How do beneficiary designations affect my will?
Beneficiary designations on accounts like retirement plans and life insurance typically take precedence over instructions in a will for those specific assets. This means that a named beneficiary will receive the proceeds directly outside of probate, regardless of what a will states. Reviewing and coordinating beneficiary designations with your will is essential to ensure consistency and avoid surprises in how assets are distributed. When planning an estate, ensure that beneficiary designations match your overall intentions and consider whether changes to account beneficiaries or the addition of contingent beneficiaries are appropriate. Coordination between wills and beneficiary forms prevents conflicts and helps ensure your wishes are carried out as expected across different asset types.
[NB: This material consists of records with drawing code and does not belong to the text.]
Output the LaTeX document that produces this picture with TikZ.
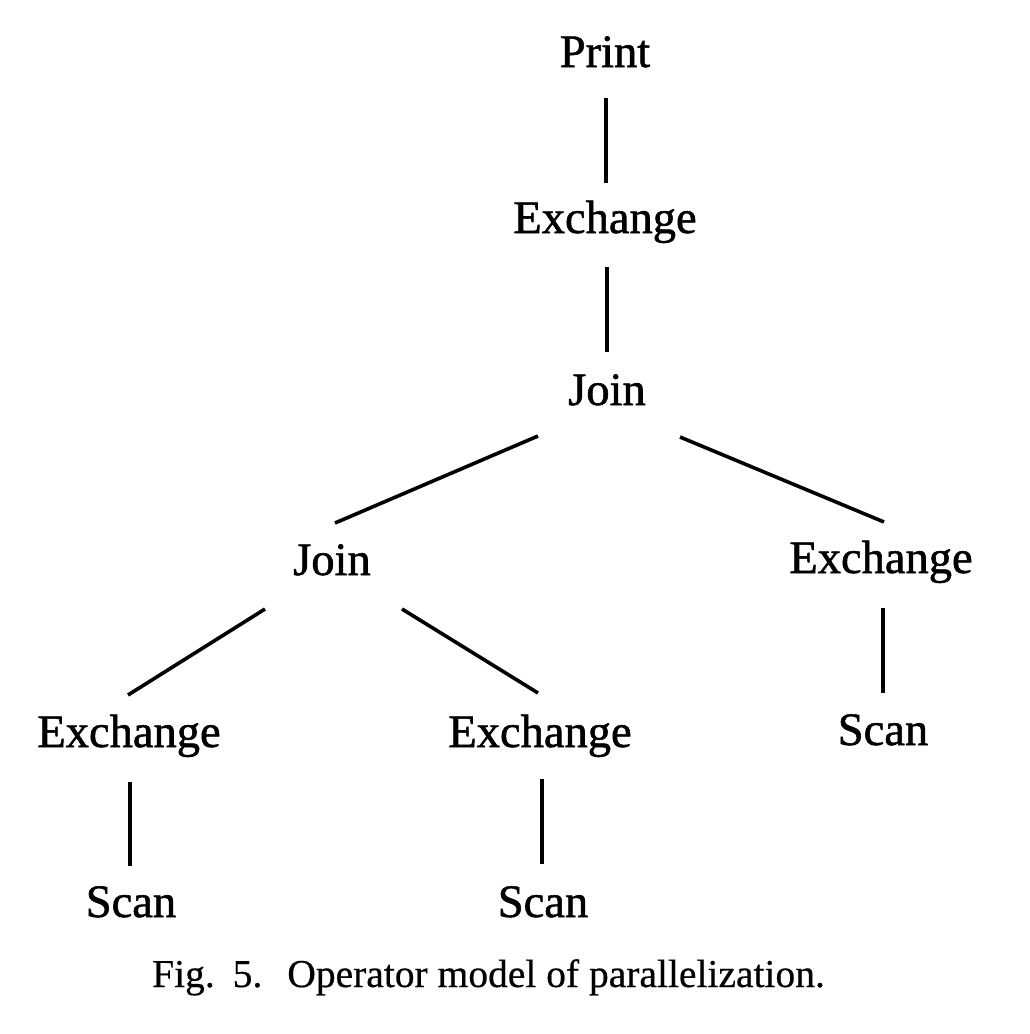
\documentclass[tikz,border=0pt]{standalone}
\usepackage{fontspec}
\setmainfont{Liberation Serif}
\newfontfamily\opfont{Liberation Serif}[FakeBold=1.2]
\newfontfamily\capfont{Liberation Serif}[FakeBold=0.5]
\begin{document}
\begin{tikzpicture}[x=1pt,y=-1pt,
  op/.style={font=\opfont\fontsize{46.5}{52}\selectfont, inner sep=0pt, anchor=base},
  edge/.style={line width=3.6pt}]
\useasboundingbox[fill=white] (0,0) rectangle (1030,1034);
\node[op] (print) at (605,67) {Print};
\node[op] (ex1) at (605,233) {Exchange};
\node[op] (join1) at (607,405) {Join};
\node[op] (join2) at (332,575) {Join};
\node[op] (ex2) at (881,573) {Exchange};
\node[op] (scan3) at (883,745) {Scan};
\node[op] (ex3) at (129,747) {Exchange};
\node[op] (ex4) at (540,747) {Exchange};
\node[op] (scan1) at (131,917) {Scan};
\node[op] (scan2) at (543,917) {Scan};
\node[font=\capfont\fontsize{39.5}{44}\selectfont, inner sep=0pt, anchor=base] (cap) at (488.5,987) {Fig.\hspace{18pt}5.\hspace{25pt}Operator model of parallelization.};
\draw[edge] ([shift={(1,31)}]print.base) -- ([shift={(1,-50)}]ex1.base);
\draw[edge] ([shift={(2,34)}]ex1.base) -- ([shift={(0,-53)}]join1.base);
\draw[edge] ([shift={(-69,31)}]join1.base) -- ([shift={(3,-52)}]join2.base);
\draw[edge] ([shift={(73,32)}]join1.base) -- ([shift={(3,-51)}]ex2.base);
\draw[edge] ([shift={(2,35)}]ex2.base) -- ([shift={(0,-52)}]scan3.base);
\draw[edge] ([shift={(-67,34)}]join2.base) -- ([shift={(-1,-52)}]ex3.base);
\draw[edge] ([shift={(70,34)}]join2.base) -- ([shift={(-2,-54)}]ex4.base);
\draw[edge] ([shift={(1,35)}]ex3.base) -- ([shift={(-1,-51)}]scan1.base);
\draw[edge] ([shift={(2,32)}]ex4.base) -- ([shift={(-1,-53)}]scan2.base);
\end{tikzpicture}
\end{document}
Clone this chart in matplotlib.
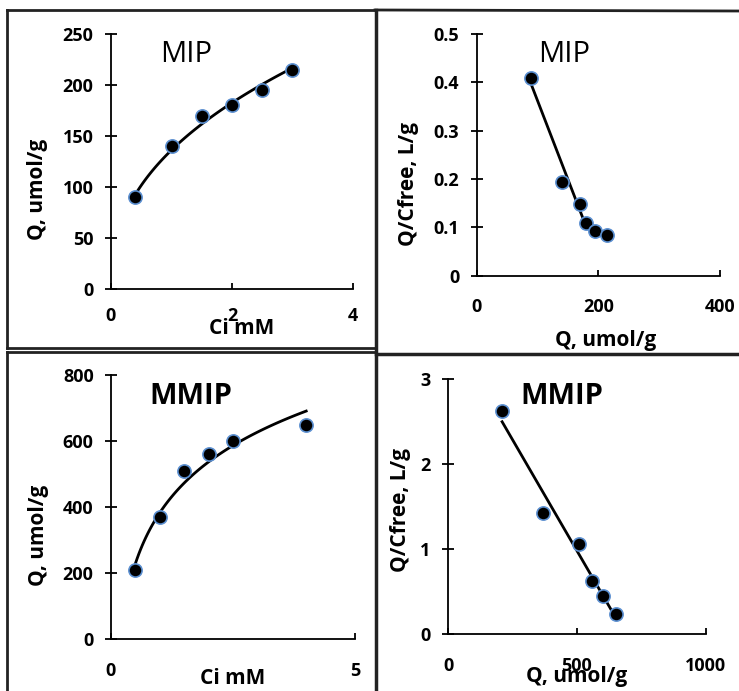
import numpy as np
import matplotlib
matplotlib.use("Agg")
import matplotlib.pyplot as plt
from matplotlib.lines import Line2D

plt.rcParams['font.family'] = ['Open Sans', 'DejaVu Sans']

# data
mip_ci = [0.4, 1.0, 1.5, 2.0, 2.5, 3.0]
mip_q = [90, 140, 170, 180, 195, 215]
mip_qc = [0.41, 0.194, 0.148, 0.110, 0.093, 0.084]

mmip_ci = [0.5, 1.0, 1.5, 2.0, 2.5, 4.0]
mmip_q = [210, 370, 510, 560, 600, 650]
mmip_qc = [2.62, 1.42, 1.06, 0.63, 0.454, 0.239]

W, H = 739, 691
fig = plt.figure(figsize=(W / 100, H / 100), dpi=100)

TICK_FS = 13
LAB_FS = 15


def px(l, t, r, b):
    # pixel box -> figure fraction rect
    return [l / W, 1 - b / H, (r - l) / W, (b - t) / H]


def style(ax, xlim, xticks, ylim, yticks, pad, ylabels=None):
    ax.set_xlim(*xlim)
    ax.set_ylim(*ylim)
    ax.set_xticks(xticks)
    ax.set_yticks(yticks)
    if ylabels is not None:
        ax.set_yticklabels(ylabels)
    for s in ['top', 'right']:
        ax.spines[s].set_visible(False)
    for s in ['left', 'bottom']:
        ax.spines[s].set_linewidth(1.3)
        ax.spines[s].set_clip_on(False)
    ax.tick_params(axis='y', direction='inout', length=9, width=1.3, pad=8)
    ax.tick_params(axis='x', direction='in', length=4, width=1.3, pad=pad)
    for lab in ax.get_xticklabels() + ax.get_yticklabels():
        lab.set_fontweight('bold')
        lab.set_fontsize(TICK_FS)


def dots(ax, x, y):
    ax.plot(x, y, 'o', color='black', markersize=9.5, markeredgecolor='#5b8fd0',
            markeredgewidth=1.2, zorder=3, clip_on=False)


def labels(ax, xl, xc, yl, yc):
    ax.set_xlabel(xl, fontsize=LAB_FS, fontweight='bold')
    ax.xaxis.set_label_coords(*xc)
    ax.set_ylabel(yl, fontsize=LAB_FS, fontweight='bold')
    ax.yaxis.set_label_coords(*yc)


# top left: MIP isotherm
ax1 = fig.add_axes(px(111, 34, 353, 289))
style(ax1, (0, 4), [0, 2, 4], (0, 250), [0, 50, 100, 150, 200, 250], 13)
n, lnk = np.polyfit(np.log(mip_ci), np.log(mip_q), 1)
xs = np.linspace(min(mip_ci), max(mip_ci), 100)
ax1.plot(xs, np.exp(lnk) * xs ** n, color='black', lw=2)
dots(ax1, mip_ci, mip_q)
ax1.text(0.31, 0.92, 'MIP', transform=ax1.transAxes, fontsize=21, ha='center', va='center')
labels(ax1, 'Ci mM', (0.54, -0.115), 'Q, umol/g', (-0.26, 0.39))

# top right: MIP Scatchard
ax2 = fig.add_axes(px(476.7, 34, 720, 275.7))
style(ax2, (0, 400), [0, 200, 400], (0, 0.5), [0, 0.1, 0.2, 0.3, 0.4, 0.5], 16,
      ['0', '0.1', '0.2', '0.3', '0.4', '0.5'])
m, c = np.polyfit(mip_q[:4], mip_qc[:4], 1)
xs = np.array([mip_q[0], mip_q[3] - 6])
ax2.plot(xs, m * xs + c, color='black', lw=2)
dots(ax2, mip_q, mip_qc)
ax2.text(0.36, 0.917, 'MIP', transform=ax2.transAxes, fontsize=21, ha='center', va='center')
labels(ax2, 'Q, umol/g', (0.53, -0.225), 'Q/Cfree, L/g', (-0.237, 0.38))

# bottom left: MMIP isotherm
ax3 = fig.add_axes(px(111, 375, 355, 639.3))
style(ax3, (0, 5), [0, 5], (0, 800), [0, 200, 400, 600, 800], 16)
b, a = np.polyfit(np.log(mmip_ci), mmip_q, 1)
xs = np.linspace(min(mmip_ci), max(mmip_ci), 100)
ax3.plot(xs, a + b * np.log(xs), color='black', lw=2)
dots(ax3, mmip_ci, mmip_q)
ax3.text(0.328, 0.92, 'MMIP', transform=ax3.transAxes, fontsize=21, fontweight='bold',
         ha='center', va='center')
labels(ax3, 'Ci mM', (0.50, -0.11), 'Q, umol/g', (-0.254, 0.395))

# bottom right: MMIP Scatchard
ax4 = fig.add_axes(px(448, 379, 705.7, 634.3))
style(ax4, (0, 1000), [0, 500, 1000], (0, 3), [0, 1, 2, 3], 16)
m, c = np.polyfit(mmip_q, mmip_qc, 1)
xs = np.array([min(mmip_q), max(mmip_q)])
ax4.plot(xs, m * xs + c, color='black', lw=2)
dots(ax4, mmip_q, mmip_qc)
ax4.text(0.442, 0.93, 'MMIP', transform=ax4.transAxes, fontsize=21, fontweight='bold',
         ha='center', va='center')
labels(ax4, 'Q, umol/g', (0.50, -0.125), 'Q/Cfree, L/g', (-0.144, 0.487))


# panel frames
def seg(x0, y0, x1, y1, lw=2.0):
    fig.add_artist(Line2D([x0 / W, x1 / W], [1 - y0 / H, 1 - y1 / H],
                          color='#222222', lw=lw, transform=fig.transFigure))


seg(7, 10, 375, 10)
seg(7, 10, 7, 348)
seg(7, 348, 375, 348)
seg(375, 10, 739, 11)
seg(376, 10, 376, 691, lw=2.5)
seg(7, 352, 376, 352)
seg(7, 352, 7, 691)
seg(376, 353.5, 739, 353.5, lw=2.5)

fig.savefig('out.png', dpi=100)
Can I change my will after it is signed?
Yes, you can change your will after it is signed by creating a new will or adding a codicil, which is a formal amendment. To be effective, changes must meet the same legal execution requirements as the original will, including signing and witnessing in accordance with Tennessee law. Replacing an old will with a new document that expressly revokes prior wills is often the clearest approach to avoid confusion. It is important to destroy or clearly mark any prior versions to prevent disputes about which document controls. Consulting with legal guidance when making changes ensures the revisions are valid and that beneficiary designations and other documents remain coordinated with the updated will.
Does a will cover digital assets and online accounts?
Digital assets and online accounts are increasingly important to address in estate planning. While a will can identify digital property and provide directions for access, be mindful that sharing passwords and account access details has security and privacy implications. Some clients use a separate secure inventory of digital accounts with instructions for the personal representative, while others include limited direction in the will about who should manage or close accounts. Because service providers may have specific policies and legal requirements for transferring or closing accounts, it helps to compile a clear list of account information and to include contact instructions for providers. Coordinating this information with your personal representative and keeping access details secure ensures digital assets are handled according to your wishes while balancing privacy concerns.
How much does it cost to create a will with your firm?
Costs to create a will vary depending on complexity, whether additional documents are needed, and whether existing estate plans require review or revision. A basic will for straightforward circumstances can often be prepared efficiently, while more comprehensive plans that include trusts or other instruments involve more time and drafting. We provide a transparent explanation of fees and a clear scope of work during the initial consultation so you understand the cost involved. Many clients find that the value of a clear, properly executed will outweigh the expense, because the document reduces the likelihood of probate delays and family disputes. We discuss options and tailor services to match your needs, so you can choose an approach that fits both your goals and your budget while ensuring important decisions are documented correctly.